## The task
Word for word, print each line of the listing below; pictures stay out.

## Recorded data
——————————

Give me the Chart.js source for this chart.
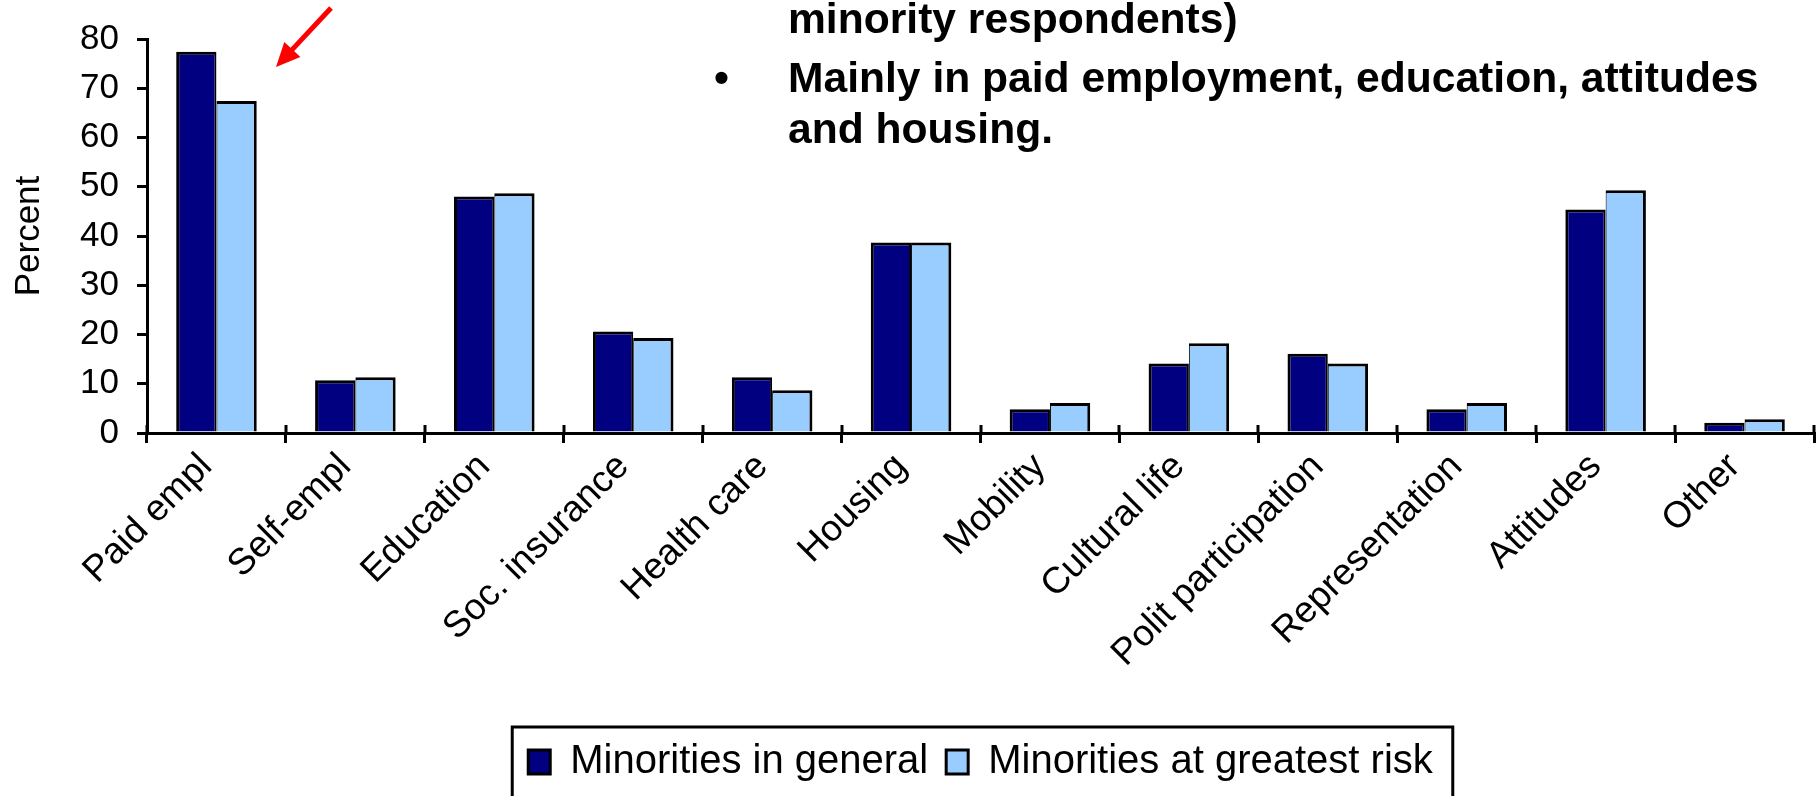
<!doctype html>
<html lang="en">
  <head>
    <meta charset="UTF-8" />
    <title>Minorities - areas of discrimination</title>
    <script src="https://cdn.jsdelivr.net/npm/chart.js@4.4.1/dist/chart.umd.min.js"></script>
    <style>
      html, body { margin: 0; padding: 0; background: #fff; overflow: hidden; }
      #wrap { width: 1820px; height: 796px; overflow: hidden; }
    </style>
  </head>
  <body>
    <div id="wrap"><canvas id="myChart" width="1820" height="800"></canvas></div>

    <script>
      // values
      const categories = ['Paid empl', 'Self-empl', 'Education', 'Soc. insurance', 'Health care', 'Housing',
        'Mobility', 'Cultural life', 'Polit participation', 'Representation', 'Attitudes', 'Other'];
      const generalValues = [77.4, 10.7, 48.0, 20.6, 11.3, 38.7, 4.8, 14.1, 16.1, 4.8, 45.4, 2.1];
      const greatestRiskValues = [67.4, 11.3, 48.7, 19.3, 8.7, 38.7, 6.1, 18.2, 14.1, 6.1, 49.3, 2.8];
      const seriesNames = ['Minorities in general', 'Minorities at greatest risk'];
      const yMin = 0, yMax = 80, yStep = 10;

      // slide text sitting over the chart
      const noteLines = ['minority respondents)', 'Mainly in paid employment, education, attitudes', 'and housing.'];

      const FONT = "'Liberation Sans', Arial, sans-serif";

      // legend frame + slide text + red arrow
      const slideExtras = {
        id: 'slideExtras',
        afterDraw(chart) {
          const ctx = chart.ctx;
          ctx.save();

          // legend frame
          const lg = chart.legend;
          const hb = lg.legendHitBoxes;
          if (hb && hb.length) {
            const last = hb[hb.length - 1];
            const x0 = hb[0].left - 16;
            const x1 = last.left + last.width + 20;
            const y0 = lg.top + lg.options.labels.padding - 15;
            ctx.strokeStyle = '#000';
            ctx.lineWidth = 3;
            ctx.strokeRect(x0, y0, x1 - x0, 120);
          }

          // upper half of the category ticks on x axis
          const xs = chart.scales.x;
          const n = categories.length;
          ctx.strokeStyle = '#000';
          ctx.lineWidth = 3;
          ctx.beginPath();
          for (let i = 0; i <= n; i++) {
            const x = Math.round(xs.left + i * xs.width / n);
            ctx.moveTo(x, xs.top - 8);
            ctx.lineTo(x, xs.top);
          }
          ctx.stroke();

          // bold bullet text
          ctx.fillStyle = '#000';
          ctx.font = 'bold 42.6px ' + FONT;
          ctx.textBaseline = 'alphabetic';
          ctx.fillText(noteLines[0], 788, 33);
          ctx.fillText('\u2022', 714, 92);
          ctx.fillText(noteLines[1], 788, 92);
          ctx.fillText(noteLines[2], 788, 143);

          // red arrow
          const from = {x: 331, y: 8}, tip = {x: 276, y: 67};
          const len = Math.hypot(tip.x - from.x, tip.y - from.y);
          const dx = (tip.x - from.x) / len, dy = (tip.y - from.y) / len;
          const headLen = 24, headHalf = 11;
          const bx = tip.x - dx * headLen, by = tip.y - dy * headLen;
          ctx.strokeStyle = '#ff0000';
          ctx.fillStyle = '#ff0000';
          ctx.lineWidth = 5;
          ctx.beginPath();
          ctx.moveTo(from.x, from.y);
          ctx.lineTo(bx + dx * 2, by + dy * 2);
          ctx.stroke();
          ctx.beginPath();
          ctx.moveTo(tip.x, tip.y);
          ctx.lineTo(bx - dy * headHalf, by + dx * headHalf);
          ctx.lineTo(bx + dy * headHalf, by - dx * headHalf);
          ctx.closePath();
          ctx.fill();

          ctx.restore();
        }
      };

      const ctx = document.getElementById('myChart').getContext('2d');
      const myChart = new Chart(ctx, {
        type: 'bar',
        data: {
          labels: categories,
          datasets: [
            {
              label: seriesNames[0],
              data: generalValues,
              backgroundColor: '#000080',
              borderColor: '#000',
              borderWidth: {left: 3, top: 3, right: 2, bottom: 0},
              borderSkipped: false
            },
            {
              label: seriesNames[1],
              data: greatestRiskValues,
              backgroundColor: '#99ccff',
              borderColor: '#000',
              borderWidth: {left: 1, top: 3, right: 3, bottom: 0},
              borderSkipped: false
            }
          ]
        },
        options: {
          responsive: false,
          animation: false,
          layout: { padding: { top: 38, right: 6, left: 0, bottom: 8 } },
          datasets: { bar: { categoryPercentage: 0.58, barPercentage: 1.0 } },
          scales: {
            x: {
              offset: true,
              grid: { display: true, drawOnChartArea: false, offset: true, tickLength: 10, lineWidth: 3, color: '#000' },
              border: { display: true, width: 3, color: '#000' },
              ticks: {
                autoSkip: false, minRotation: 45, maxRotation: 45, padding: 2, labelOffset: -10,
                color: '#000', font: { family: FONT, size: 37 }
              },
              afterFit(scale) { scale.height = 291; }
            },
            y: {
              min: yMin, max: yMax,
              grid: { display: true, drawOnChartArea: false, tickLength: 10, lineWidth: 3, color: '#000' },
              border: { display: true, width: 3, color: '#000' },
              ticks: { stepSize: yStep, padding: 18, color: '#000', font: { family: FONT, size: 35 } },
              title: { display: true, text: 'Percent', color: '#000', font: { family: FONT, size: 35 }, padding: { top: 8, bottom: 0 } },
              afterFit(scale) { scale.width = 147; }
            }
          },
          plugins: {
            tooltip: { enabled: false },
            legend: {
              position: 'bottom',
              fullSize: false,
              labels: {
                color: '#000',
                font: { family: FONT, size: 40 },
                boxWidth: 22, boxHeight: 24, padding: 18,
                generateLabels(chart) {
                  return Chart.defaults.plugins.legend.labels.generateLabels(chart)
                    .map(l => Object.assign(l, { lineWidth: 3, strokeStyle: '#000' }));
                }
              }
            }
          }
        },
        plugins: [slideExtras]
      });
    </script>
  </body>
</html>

——————————

## Response to this exercise
Give me the Chart.js source for this chart.
<!doctype html>
<html lang="en">
  <head>
    <meta charset="UTF-8" />
    <title>Minorities - areas of discrimination</title>
    <script src="https://cdn.jsdelivr.net/npm/chart.js@4.4.1/dist/chart.umd.min.js"></script>
    <style>
      html, body { margin: 0; padding: 0; background: #fff; overflow: hidden; }
      #wrap { width: 1820px; height: 796px; overflow: hidden; }
    </style>
  </head>
  <body>
    <div id="wrap"><canvas id="myChart" width="1820" height="800"></canvas></div>

    <script>
      // values
      const categories = ['Paid empl', 'Self-empl', 'Education', 'Soc. insurance', 'Health care', 'Housing',
        'Mobility', 'Cultural life', 'Polit participation', 'Representation', 'Attitudes', 'Other'];
      const generalValues = [77.4, 10.7, 48.0, 20.6, 11.3, 38.7, 4.8, 14.1, 16.1, 4.8, 45.4, 2.1];
      const greatestRiskValues = [67.4, 11.3, 48.7, 19.3, 8.7, 38.7, 6.1, 18.2, 14.1, 6.1, 49.3, 2.8];
      const seriesNames = ['Minorities in general', 'Minorities at greatest risk'];
      const yMin = 0, yMax = 80, yStep = 10;

      // slide text sitting over the chart
      const noteLines = ['minority respondents)', 'Mainly in paid employment, education, attitudes', 'and housing.'];

      const FONT = "'Liberation Sans', Arial, sans-serif";

      // legend frame + slide text + red arrow
      const slideExtras = {
        id: 'slideExtras',
        afterDraw(chart) {
          const ctx = chart.ctx;
          ctx.save();

          // legend frame
          const lg = chart.legend;
          const hb = lg.legendHitBoxes;
          if (hb && hb.length) {
            const last = hb[hb.length - 1];
            const x0 = hb[0].left - 16;
            const x1 = last.left + last.width + 20;
            const y0 = lg.top + lg.options.labels.padding - 15;
            ctx.strokeStyle = '#000';
            ctx.lineWidth = 3;
            ctx.strokeRect(x0, y0, x1 - x0, 120);
          }

          // upper half of the category ticks on x axis
          const xs = chart.scales.x;
          const n = categories.length;
          ctx.strokeStyle = '#000';
          ctx.lineWidth = 3;
          ctx.beginPath();
          for (let i = 0; i <= n; i++) {
            const x = Math.round(xs.left + i * xs.width / n);
            ctx.moveTo(x, xs.top - 8);
            ctx.lineTo(x, xs.top);
          }
          ctx.stroke();

          // bold bullet text
          ctx.fillStyle = '#000';
          ctx.font = 'bold 42.6px ' + FONT;
          ctx.textBaseline = 'alphabetic';
          ctx.fillText(noteLines[0], 788, 33);
          ctx.fillText('\u2022', 714, 92);
          ctx.fillText(noteLines[1], 788, 92);
          ctx.fillText(noteLines[2], 788, 143);

          // red arrow
          const from = {x: 331, y: 8}, tip = {x: 276, y: 67};
          const len = Math.hypot(tip.x - from.x, tip.y - from.y);
          const dx = (tip.x - from.x) / len, dy = (tip.y - from.y) / len;
          const headLen = 24, headHalf = 11;
          const bx = tip.x - dx * headLen, by = tip.y - dy * headLen;
          ctx.strokeStyle = '#ff0000';
          ctx.fillStyle = '#ff0000';
          ctx.lineWidth = 5;
          ctx.beginPath();
          ctx.moveTo(from.x, from.y);
          ctx.lineTo(bx + dx * 2, by + dy * 2);
          ctx.stroke();
          ctx.beginPath();
          ctx.moveTo(tip.x, tip.y);
          ctx.lineTo(bx - dy * headHalf, by + dx * headHalf);
          ctx.lineTo(bx + dy * headHalf, by - dx * headHalf);
          ctx.closePath();
          ctx.fill();

          ctx.restore();
        }
      };

      const ctx = document.getElementById('myChart').getContext('2d');
      const myChart = new Chart(ctx, {
        type: 'bar',
        data: {
          labels: categories,
          datasets: [
            {
              label: seriesNames[0],
              data: generalValues,
              backgroundColor: '#000080',
              borderColor: '#000',
              borderWidth: {left: 3, top: 3, right: 2, bottom: 0},
              borderSkipped: false
            },
            {
              label: seriesNames[1],
              data: greatestRiskValues,
              backgroundColor: '#99ccff',
              borderColor: '#000',
              borderWidth: {left: 1, top: 3, right: 3, bottom: 0},
              borderSkipped: false
            }
          ]
        },
        options: {
          responsive: false,
          animation: false,
          layout: { padding: { top: 38, right: 6, left: 0, bottom: 8 } },
          datasets: { bar: { categoryPercentage: 0.58, barPercentage: 1.0 } },
          scales: {
            x: {
              offset: true,
              grid: { display: true, drawOnChartArea: false, offset: true, tickLength: 10, lineWidth: 3, color: '#000' },
              border: { display: true, width: 3, color: '#000' },
              ticks: {
                autoSkip: false, minRotation: 45, maxRotation: 45, padding: 2, labelOffset: -10,
                color: '#000', font: { family: FONT, size: 37 }
              },
              afterFit(scale) { scale.height = 291; }
            },
            y: {
              min: yMin, max: yMax,
              grid: { display: true, drawOnChartArea: false, tickLength: 10, lineWidth: 3, color: '#000' },
              border: { display: true, width: 3, color: '#000' },
              ticks: { stepSize: yStep, padding: 18, color: '#000', font: { family: FONT, size: 35 } },
              title: { display: true, text: 'Percent', color: '#000', font: { family: FONT, size: 35 }, padding: { top: 8, bottom: 0 } },
              afterFit(scale) { scale.width = 147; }
            }
          },
          plugins: {
            tooltip: { enabled: false },
            legend: {
              position: 'bottom',
              fullSize: false,
              labels: {
                color: '#000',
                font: { family: FONT, size: 40 },
                boxWidth: 22, boxHeight: 24, padding: 18,
                generateLabels(chart) {
                  return Chart.defaults.plugins.legend.labels.generateLabels(chart)
                    .map(l => Object.assign(l, { lineWidth: 3, strokeStyle: '#000' }));
                }
              }
            }
          }
        },
        plugins: [slideExtras]
      });
    </script>
  </body>
</html>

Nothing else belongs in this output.